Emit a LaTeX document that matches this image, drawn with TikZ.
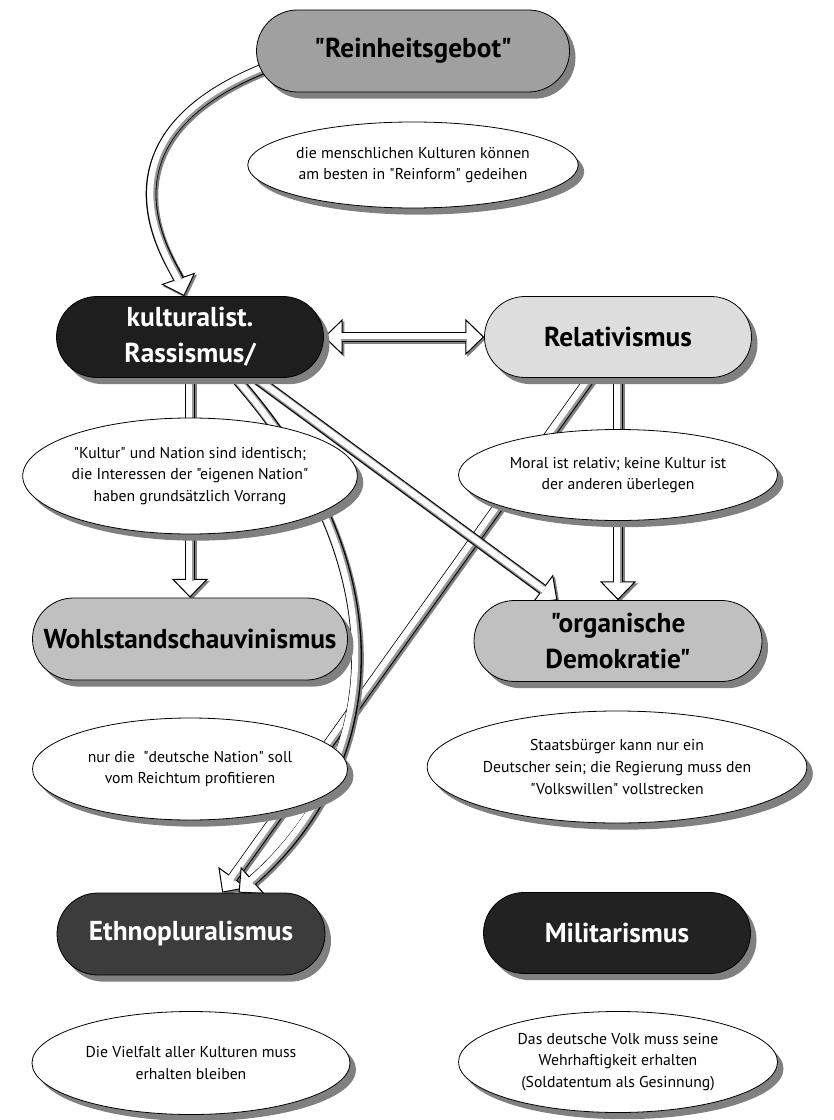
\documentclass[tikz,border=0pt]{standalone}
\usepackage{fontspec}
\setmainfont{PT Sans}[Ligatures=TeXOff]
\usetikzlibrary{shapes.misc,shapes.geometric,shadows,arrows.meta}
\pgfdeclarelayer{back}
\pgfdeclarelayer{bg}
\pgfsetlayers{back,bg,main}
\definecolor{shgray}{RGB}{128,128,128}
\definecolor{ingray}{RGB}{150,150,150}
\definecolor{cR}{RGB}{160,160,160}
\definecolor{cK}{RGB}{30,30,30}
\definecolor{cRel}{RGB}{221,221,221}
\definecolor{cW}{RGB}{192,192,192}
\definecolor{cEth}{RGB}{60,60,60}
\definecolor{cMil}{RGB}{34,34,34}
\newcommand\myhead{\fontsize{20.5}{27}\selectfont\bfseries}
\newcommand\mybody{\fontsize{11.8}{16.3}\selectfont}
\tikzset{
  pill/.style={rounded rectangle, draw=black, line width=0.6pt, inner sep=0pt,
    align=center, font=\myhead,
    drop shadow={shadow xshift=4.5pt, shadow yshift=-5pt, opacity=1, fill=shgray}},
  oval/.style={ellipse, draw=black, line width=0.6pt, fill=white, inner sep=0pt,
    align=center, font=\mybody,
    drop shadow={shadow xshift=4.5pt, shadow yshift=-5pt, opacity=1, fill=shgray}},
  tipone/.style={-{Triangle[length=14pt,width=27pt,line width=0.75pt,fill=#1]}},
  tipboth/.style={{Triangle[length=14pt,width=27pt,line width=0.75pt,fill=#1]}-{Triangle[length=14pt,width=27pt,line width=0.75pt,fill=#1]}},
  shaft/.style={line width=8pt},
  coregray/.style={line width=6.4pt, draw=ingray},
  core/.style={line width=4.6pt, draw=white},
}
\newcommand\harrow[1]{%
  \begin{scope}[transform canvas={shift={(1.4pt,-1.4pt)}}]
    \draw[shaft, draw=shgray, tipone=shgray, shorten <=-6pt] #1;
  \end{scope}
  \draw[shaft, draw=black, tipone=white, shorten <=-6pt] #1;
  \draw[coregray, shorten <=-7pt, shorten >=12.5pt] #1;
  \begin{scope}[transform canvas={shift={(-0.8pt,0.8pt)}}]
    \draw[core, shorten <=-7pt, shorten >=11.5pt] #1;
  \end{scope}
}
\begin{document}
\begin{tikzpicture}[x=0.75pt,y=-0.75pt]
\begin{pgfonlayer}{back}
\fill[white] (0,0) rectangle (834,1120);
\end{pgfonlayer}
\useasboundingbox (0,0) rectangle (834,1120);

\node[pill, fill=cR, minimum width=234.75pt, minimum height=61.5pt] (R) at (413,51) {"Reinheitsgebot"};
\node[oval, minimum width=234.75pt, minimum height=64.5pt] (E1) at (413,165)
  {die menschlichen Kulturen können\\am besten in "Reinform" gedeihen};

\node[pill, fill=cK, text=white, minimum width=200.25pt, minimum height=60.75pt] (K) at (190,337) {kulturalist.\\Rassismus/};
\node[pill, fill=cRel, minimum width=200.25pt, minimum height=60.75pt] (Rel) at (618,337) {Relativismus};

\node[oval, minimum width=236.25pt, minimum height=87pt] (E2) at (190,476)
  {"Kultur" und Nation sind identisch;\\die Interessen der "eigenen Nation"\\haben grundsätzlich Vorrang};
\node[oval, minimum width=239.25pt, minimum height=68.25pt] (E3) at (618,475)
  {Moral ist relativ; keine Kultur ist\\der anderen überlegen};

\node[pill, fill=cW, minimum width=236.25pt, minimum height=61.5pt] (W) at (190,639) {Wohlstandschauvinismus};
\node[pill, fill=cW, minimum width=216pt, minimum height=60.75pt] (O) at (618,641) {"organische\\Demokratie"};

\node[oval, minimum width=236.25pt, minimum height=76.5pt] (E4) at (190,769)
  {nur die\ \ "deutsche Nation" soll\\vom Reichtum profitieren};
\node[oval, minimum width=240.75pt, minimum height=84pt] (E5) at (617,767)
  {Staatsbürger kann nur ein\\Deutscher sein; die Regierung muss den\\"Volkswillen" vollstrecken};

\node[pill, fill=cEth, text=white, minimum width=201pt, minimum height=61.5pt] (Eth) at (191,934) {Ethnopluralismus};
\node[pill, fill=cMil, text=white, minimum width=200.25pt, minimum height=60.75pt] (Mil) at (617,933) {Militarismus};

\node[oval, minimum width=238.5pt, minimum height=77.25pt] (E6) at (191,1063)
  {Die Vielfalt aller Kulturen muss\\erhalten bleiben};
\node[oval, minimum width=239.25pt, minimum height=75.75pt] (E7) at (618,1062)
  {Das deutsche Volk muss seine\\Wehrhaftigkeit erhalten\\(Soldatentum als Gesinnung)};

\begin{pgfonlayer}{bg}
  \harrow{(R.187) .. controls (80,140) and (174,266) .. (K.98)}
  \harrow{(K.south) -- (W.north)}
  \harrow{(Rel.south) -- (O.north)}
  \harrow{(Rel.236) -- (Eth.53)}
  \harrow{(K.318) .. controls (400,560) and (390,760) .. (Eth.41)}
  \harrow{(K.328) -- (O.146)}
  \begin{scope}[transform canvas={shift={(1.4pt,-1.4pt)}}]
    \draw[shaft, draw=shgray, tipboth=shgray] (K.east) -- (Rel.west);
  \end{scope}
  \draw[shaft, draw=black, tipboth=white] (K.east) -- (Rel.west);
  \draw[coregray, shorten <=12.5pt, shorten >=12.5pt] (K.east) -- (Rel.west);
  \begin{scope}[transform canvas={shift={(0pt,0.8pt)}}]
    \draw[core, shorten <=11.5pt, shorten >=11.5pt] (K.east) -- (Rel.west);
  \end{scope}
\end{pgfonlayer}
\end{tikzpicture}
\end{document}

——————————

# Exercise
Reproduce every line above as written, skipping pictures.

# Result of the exercise
Emit a LaTeX document that matches this image, drawn with TikZ.
\documentclass[tikz,border=0pt]{standalone}
\usepackage{fontspec}
\setmainfont{PT Sans}[Ligatures=TeXOff]
\usetikzlibrary{shapes.misc,shapes.geometric,shadows,arrows.meta}
\pgfdeclarelayer{back}
\pgfdeclarelayer{bg}
\pgfsetlayers{back,bg,main}
\definecolor{shgray}{RGB}{128,128,128}
\definecolor{ingray}{RGB}{150,150,150}
\definecolor{cR}{RGB}{160,160,160}
\definecolor{cK}{RGB}{30,30,30}
\definecolor{cRel}{RGB}{221,221,221}
\definecolor{cW}{RGB}{192,192,192}
\definecolor{cEth}{RGB}{60,60,60}
\definecolor{cMil}{RGB}{34,34,34}
\newcommand\myhead{\fontsize{20.5}{27}\selectfont\bfseries}
\newcommand\mybody{\fontsize{11.8}{16.3}\selectfont}
\tikzset{
  pill/.style={rounded rectangle, draw=black, line width=0.6pt, inner sep=0pt,
    align=center, font=\myhead,
    drop shadow={shadow xshift=4.5pt, shadow yshift=-5pt, opacity=1, fill=shgray}},
  oval/.style={ellipse, draw=black, line width=0.6pt, fill=white, inner sep=0pt,
    align=center, font=\mybody,
    drop shadow={shadow xshift=4.5pt, shadow yshift=-5pt, opacity=1, fill=shgray}},
  tipone/.style={-{Triangle[length=14pt,width=27pt,line width=0.75pt,fill=#1]}},
  tipboth/.style={{Triangle[length=14pt,width=27pt,line width=0.75pt,fill=#1]}-{Triangle[length=14pt,width=27pt,line width=0.75pt,fill=#1]}},
  shaft/.style={line width=8pt},
  coregray/.style={line width=6.4pt, draw=ingray},
  core/.style={line width=4.6pt, draw=white},
}
\newcommand\harrow[1]{%
  \begin{scope}[transform canvas={shift={(1.4pt,-1.4pt)}}]
    \draw[shaft, draw=shgray, tipone=shgray, shorten <=-6pt] #1;
  \end{scope}
  \draw[shaft, draw=black, tipone=white, shorten <=-6pt] #1;
  \draw[coregray, shorten <=-7pt, shorten >=12.5pt] #1;
  \begin{scope}[transform canvas={shift={(-0.8pt,0.8pt)}}]
    \draw[core, shorten <=-7pt, shorten >=11.5pt] #1;
  \end{scope}
}
\begin{document}
\begin{tikzpicture}[x=0.75pt,y=-0.75pt]
\begin{pgfonlayer}{back}
\fill[white] (0,0) rectangle (834,1120);
\end{pgfonlayer}
\useasboundingbox (0,0) rectangle (834,1120);

\node[pill, fill=cR, minimum width=234.75pt, minimum height=61.5pt] (R) at (413,51) {"Reinheitsgebot"};
\node[oval, minimum width=234.75pt, minimum height=64.5pt] (E1) at (413,165)
  {die menschlichen Kulturen können\\am besten in "Reinform" gedeihen};

\node[pill, fill=cK, text=white, minimum width=200.25pt, minimum height=60.75pt] (K) at (190,337) {kulturalist.\\Rassismus/};
\node[pill, fill=cRel, minimum width=200.25pt, minimum height=60.75pt] (Rel) at (618,337) {Relativismus};

\node[oval, minimum width=236.25pt, minimum height=87pt] (E2) at (190,476)
  {"Kultur" und Nation sind identisch;\\die Interessen der "eigenen Nation"\\haben grundsätzlich Vorrang};
\node[oval, minimum width=239.25pt, minimum height=68.25pt] (E3) at (618,475)
  {Moral ist relativ; keine Kultur ist\\der anderen überlegen};

\node[pill, fill=cW, minimum width=236.25pt, minimum height=61.5pt] (W) at (190,639) {Wohlstandschauvinismus};
\node[pill, fill=cW, minimum width=216pt, minimum height=60.75pt] (O) at (618,641) {"organische\\Demokratie"};

\node[oval, minimum width=236.25pt, minimum height=76.5pt] (E4) at (190,769)
  {nur die\ \ "deutsche Nation" soll\\vom Reichtum profitieren};
\node[oval, minimum width=240.75pt, minimum height=84pt] (E5) at (617,767)
  {Staatsbürger kann nur ein\\Deutscher sein; die Regierung muss den\\"Volkswillen" vollstrecken};

\node[pill, fill=cEth, text=white, minimum width=201pt, minimum height=61.5pt] (Eth) at (191,934) {Ethnopluralismus};
\node[pill, fill=cMil, text=white, minimum width=200.25pt, minimum height=60.75pt] (Mil) at (617,933) {Militarismus};

\node[oval, minimum width=238.5pt, minimum height=77.25pt] (E6) at (191,1063)
  {Die Vielfalt aller Kulturen muss\\erhalten bleiben};
\node[oval, minimum width=239.25pt, minimum height=75.75pt] (E7) at (618,1062)
  {Das deutsche Volk muss seine\\Wehrhaftigkeit erhalten\\(Soldatentum als Gesinnung)};

\begin{pgfonlayer}{bg}
  \harrow{(R.187) .. controls (80,140) and (174,266) .. (K.98)}
  \harrow{(K.south) -- (W.north)}
  \harrow{(Rel.south) -- (O.north)}
  \harrow{(Rel.236) -- (Eth.53)}
  \harrow{(K.318) .. controls (400,560) and (390,760) .. (Eth.41)}
  \harrow{(K.328) -- (O.146)}
  \begin{scope}[transform canvas={shift={(1.4pt,-1.4pt)}}]
    \draw[shaft, draw=shgray, tipboth=shgray] (K.east) -- (Rel.west);
  \end{scope}
  \draw[shaft, draw=black, tipboth=white] (K.east) -- (Rel.west);
  \draw[coregray, shorten <=12.5pt, shorten >=12.5pt] (K.east) -- (Rel.west);
  \begin{scope}[transform canvas={shift={(0pt,0.8pt)}}]
    \draw[core, shorten <=11.5pt, shorten >=11.5pt] (K.east) -- (Rel.west);
  \end{scope}
\end{pgfonlayer}
\end{tikzpicture}
\end{document}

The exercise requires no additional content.